--- Problem to solve ---
Transcribe the entries exactly; images are not part of the copy.

— start of Records supplied —

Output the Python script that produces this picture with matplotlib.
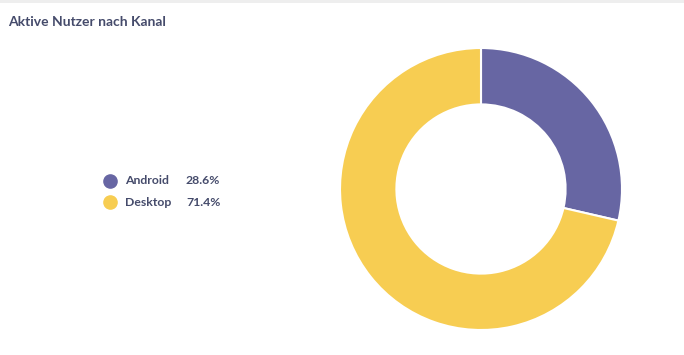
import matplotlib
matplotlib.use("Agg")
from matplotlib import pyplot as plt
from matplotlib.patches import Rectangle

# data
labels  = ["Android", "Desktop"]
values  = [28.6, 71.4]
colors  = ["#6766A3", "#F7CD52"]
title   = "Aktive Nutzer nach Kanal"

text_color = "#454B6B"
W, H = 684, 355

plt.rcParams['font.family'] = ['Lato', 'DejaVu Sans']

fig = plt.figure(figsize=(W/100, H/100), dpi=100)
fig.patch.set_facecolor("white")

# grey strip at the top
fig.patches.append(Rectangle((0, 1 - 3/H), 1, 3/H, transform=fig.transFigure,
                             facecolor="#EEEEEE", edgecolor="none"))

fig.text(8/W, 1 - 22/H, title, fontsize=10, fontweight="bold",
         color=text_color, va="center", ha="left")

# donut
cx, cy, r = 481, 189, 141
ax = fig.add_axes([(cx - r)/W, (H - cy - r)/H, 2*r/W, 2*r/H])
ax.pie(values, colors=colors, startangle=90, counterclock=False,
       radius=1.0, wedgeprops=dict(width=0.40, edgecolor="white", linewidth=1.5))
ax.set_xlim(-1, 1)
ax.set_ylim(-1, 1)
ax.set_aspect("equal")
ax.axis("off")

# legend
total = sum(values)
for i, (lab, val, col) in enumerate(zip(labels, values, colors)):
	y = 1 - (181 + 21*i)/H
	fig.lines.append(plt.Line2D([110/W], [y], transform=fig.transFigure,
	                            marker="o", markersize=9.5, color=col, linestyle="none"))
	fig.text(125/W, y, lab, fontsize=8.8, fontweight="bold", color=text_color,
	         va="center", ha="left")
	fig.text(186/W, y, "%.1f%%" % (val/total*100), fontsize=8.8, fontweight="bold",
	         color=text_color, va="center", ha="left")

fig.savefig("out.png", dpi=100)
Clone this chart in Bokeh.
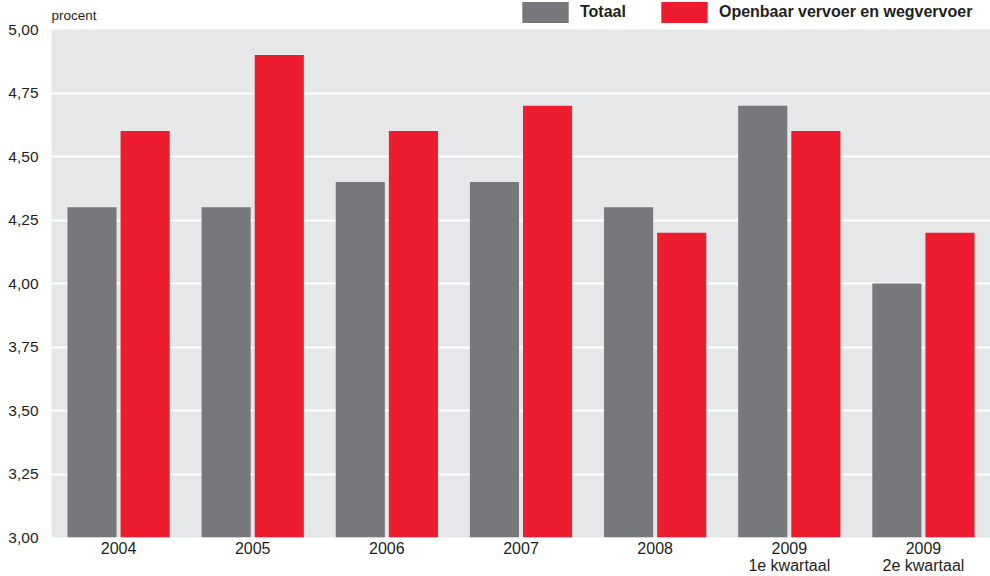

— end of Records supplied —

--- Correct output ---
Output the Python script that produces this picture with matplotlib.
import matplotlib
matplotlib.use("Agg")
from matplotlib import pyplot as plt
from matplotlib.patches import Rectangle

# data
labels  = ["Android", "Desktop"]
values  = [28.6, 71.4]
colors  = ["#6766A3", "#F7CD52"]
title   = "Aktive Nutzer nach Kanal"

text_color = "#454B6B"
W, H = 684, 355

plt.rcParams['font.family'] = ['Lato', 'DejaVu Sans']

fig = plt.figure(figsize=(W/100, H/100), dpi=100)
fig.patch.set_facecolor("white")

# grey strip at the top
fig.patches.append(Rectangle((0, 1 - 3/H), 1, 3/H, transform=fig.transFigure,
                             facecolor="#EEEEEE", edgecolor="none"))

fig.text(8/W, 1 - 22/H, title, fontsize=10, fontweight="bold",
         color=text_color, va="center", ha="left")

# donut
cx, cy, r = 481, 189, 141
ax = fig.add_axes([(cx - r)/W, (H - cy - r)/H, 2*r/W, 2*r/H])
ax.pie(values, colors=colors, startangle=90, counterclock=False,
       radius=1.0, wedgeprops=dict(width=0.40, edgecolor="white", linewidth=1.5))
ax.set_xlim(-1, 1)
ax.set_ylim(-1, 1)
ax.set_aspect("equal")
ax.axis("off")

# legend
total = sum(values)
for i, (lab, val, col) in enumerate(zip(labels, values, colors)):
	y = 1 - (181 + 21*i)/H
	fig.lines.append(plt.Line2D([110/W], [y], transform=fig.transFigure,
	                            marker="o", markersize=9.5, color=col, linestyle="none"))
	fig.text(125/W, y, lab, fontsize=8.8, fontweight="bold", color=text_color,
	         va="center", ha="left")
	fig.text(186/W, y, "%.1f%%" % (val/total*100), fontsize=8.8, fontweight="bold",
	         color=text_color, va="center", ha="left")

fig.savefig("out.png", dpi=100)
Clone this chart in Bokeh.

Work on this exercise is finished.